Voilà un petit bouquin à la jaquette rose, paru en anglais sous le titre Live Alone And Like It, qu'on m'avait demandé de préfacer, probablement parce que mon célibat assumé, choisi/subi/choisi/subi, est de notoriété publique.
Je ne l'ai pas fait, pas du tout, non par manque d'intérêt pour le sujet mais par manque de temps, tout simplement. Le titre en français peut prêter à confusion: Les hommes peuvent attendre - L'art de vivre seule (Flammarion), mais bon, j'imagine que c'est plus vendeur comme ça.
Dire aux hommes qu'ils peuvent attendre, c'est déjà attirer leur attention...
Les temps ont bien changé, direz-vous. Le petit bouquin jadis audacieux de Marjorie Hillis fut écrit en 1936.
Le téléphone portable n'existait pas: «Souvenez-vous que rien n'est plus dangereux pour votre estime personnelle que de rester près d'un téléphone qui ne sonne pas.» J'avoue que, portable ou pas, that's the attitude, baby! (Pour VLB: c'est l'attitude, bebé.)
Mis à part quelques incongruités technologiques et autres références comme celles-là, tout est resté intact dans la psyché féminine! Cette femme journaliste qui a travaillé au Vogue durant 20 ans a trouvé chaussure à son pied trois ans après la parution de son délicieux petit ouvrage, à l'âge de 49 ans.

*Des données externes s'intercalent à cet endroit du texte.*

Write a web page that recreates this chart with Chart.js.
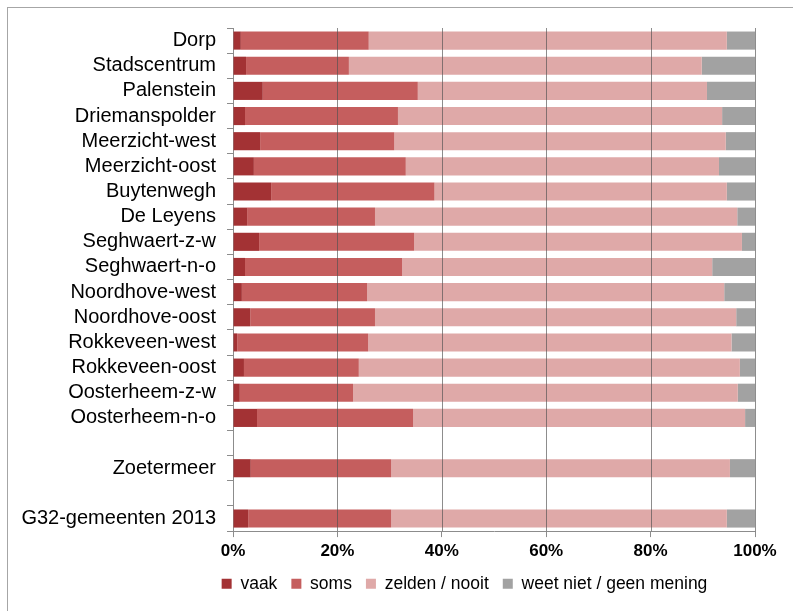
<!DOCTYPE html>
<html>
<head>
<meta charset="utf-8">
<script src="https://cdn.jsdelivr.net/npm/chart.js@4"></script>
<style>
  html, body { margin: 0; padding: 0; background: #fff; overflow: hidden; }
  #wrap { position: relative; width: 793px; height: 611px; overflow: hidden; }
  #frame { position: absolute; left: 7px; top: 7px; width: 1000px; height: 1000px; border: 1px solid #a6a6a6; box-sizing: border-box; }
  canvas { position: absolute; left: 0; top: 0; }
</style>
</head>
<body>
<div id="wrap">
  <div id="frame"></div>
  <canvas id="c" width="793" height="611"></canvas>
</div>
<script>
const categories = ['Dorp','Stadscentrum','Palenstein','Driemanspolder','Meerzicht-west','Meerzicht-oost','Buytenwegh','De Leyens','Seghwaert-z-w','Seghwaert-n-o','Noordhove-west','Noordhove-oost','Rokkeveen-west','Rokkeveen-oost','Oosterheem-z-w','Oosterheem-n-o','','Zoetermeer','','G32-gemeenten 2013'];
const vaak   = [1.5, 2.5, 5.7, 2.3, 5.2, 4.0, 7.3, 2.7, 5.0, 2.3, 1.7, 3.3, 0.8, 2.1, 1.3, 4.6, null, 3.4, null, 2.9];
const soms   = [24.5,19.7,29.7,29.3,25.7,29.1,31.3,24.5,29.7,30.1,24.0,23.9,25.1,22.0,21.7,29.9,null,26.9,null,27.4];
const zelden = [68.6,67.6,55.4,62.1,63.5,60.0,56.0,69.4,62.8,59.4,68.4,69.2,69.6,73.0,73.7,63.6,null,64.9,null,64.3];
const weet   = [5.4,10.2, 9.2, 6.3, 5.6, 6.9, 5.4, 3.4, 2.5, 8.2, 5.9, 3.6, 4.5, 2.9, 3.3, 1.9,null, 4.8, null, 5.4];
const seriesNames = ['vaak','soms','zelden / nooit','weet niet / geen mening'];
const xTicks = [0, 20, 40, 60, 80, 100];

const colors = ['#a33234', '#c55e5e', '#dfa9a8', '#a2a2a2'];
const seriesData = [vaak, soms, zelden, weet];

const legendShift = {
  id: 'legendShift',
  afterLayout(chart) {
    const l = chart.legend;
    if (!l) return;
    const d = 464.5 - (l.left + l.right) / 2;
    l.left += d; l.right += d;
    l.top -= 4.5; l.bottom -= 4.5;
  }
};

const gridOverlay = {
  id: 'gridOverlay',
  afterDatasetsDraw(chart) {
    const sx = chart.scales.x;
    const area = chart.chartArea;
    const ctx = chart.ctx;
    ctx.save();
    ctx.strokeStyle = 'rgba(80,80,80,0.65)';
    ctx.lineWidth = 1;
    xTicks.forEach(v => {
      if (v === 0) return;
      const px = Math.round(sx.getPixelForValue(v)) + 0.5;
      ctx.beginPath();
      ctx.moveTo(px, area.top);
      ctx.lineTo(px, area.bottom);
      ctx.stroke();
    });
    ctx.restore();
  }
};

new Chart(document.getElementById('c'), {
  type: 'bar',
  data: {
    labels: categories,
    datasets: seriesData.map((d, i) => ({
      label: seriesNames[i],
      data: d,
      backgroundColor: colors[i],
      borderWidth: 0,
      barPercentage: 0.72,
      categoryPercentage: 1.0
    }))
  },
  options: {
    indexAxis: 'y',
    responsive: false,
    animation: false,
    devicePixelRatio: 1,
    layout: { padding: { top: 28, right: 38, left: 10, bottom: 4 } },
    plugins: {
      tooltip: { enabled: false },
      legend: {
        position: 'bottom',
        labels: {
          boxWidth: 10,
          boxHeight: 10,
          padding: 14,
          color: '#000',
          font: { family: 'Liberation Sans, Arial, sans-serif', size: 17.5 }
        }
      }
    },
    scales: {
      x: {
        stacked: true,
        min: 0,
        max: 100,
        afterBuildTicks(scale) { scale.ticks = xTicks.map(v => ({ value: v })); },
        ticks: {
          callback: v => v + '%',
          color: '#000',
          padding: 4,
          maxRotation: 0,
          font: { family: 'Liberation Sans, Arial, sans-serif', size: 17, weight: 'bold' }
        },
        grid: {
          drawOnChartArea: false,
          color: '#8c8c8c',
          tickLength: 6
        },
        border: { color: '#8c8c8c' }
      },
      y: {
        stacked: true,
        afterFit(scale) { scale.width = 223; },
        ticks: {
          color: '#000',
          padding: 11,
          autoSkip: false,
          font: { family: 'Liberation Sans, Arial, sans-serif', size: 20 }
        },
        grid: {
          drawOnChartArea: false,
          tickLength: 6,
          color: '#8c8c8c',
          offset: true
        },
        border: { color: '#8c8c8c' }
      }
    }
  },
  plugins: [legendShift, gridOverlay]
});
</script>
</body>
</html>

Il faut dire qu'elle n'avait pas le célibat triste et n'attendait rien ni personne pour jouir de la vie.
Pas de complexe de la dame négligée avec cette femme qui estimait que l'audace est une qualité fort utile lorsqu'on vit seule.
À qui le dites-vous, ma bonne dame! Bien plus que l'aviron, c'est l'audace qui nous mène.
Au féminin
«C'est quoi, le féminin d'une garçonnière?», me demande mon copain Francis. «Euh... bonbonnière?»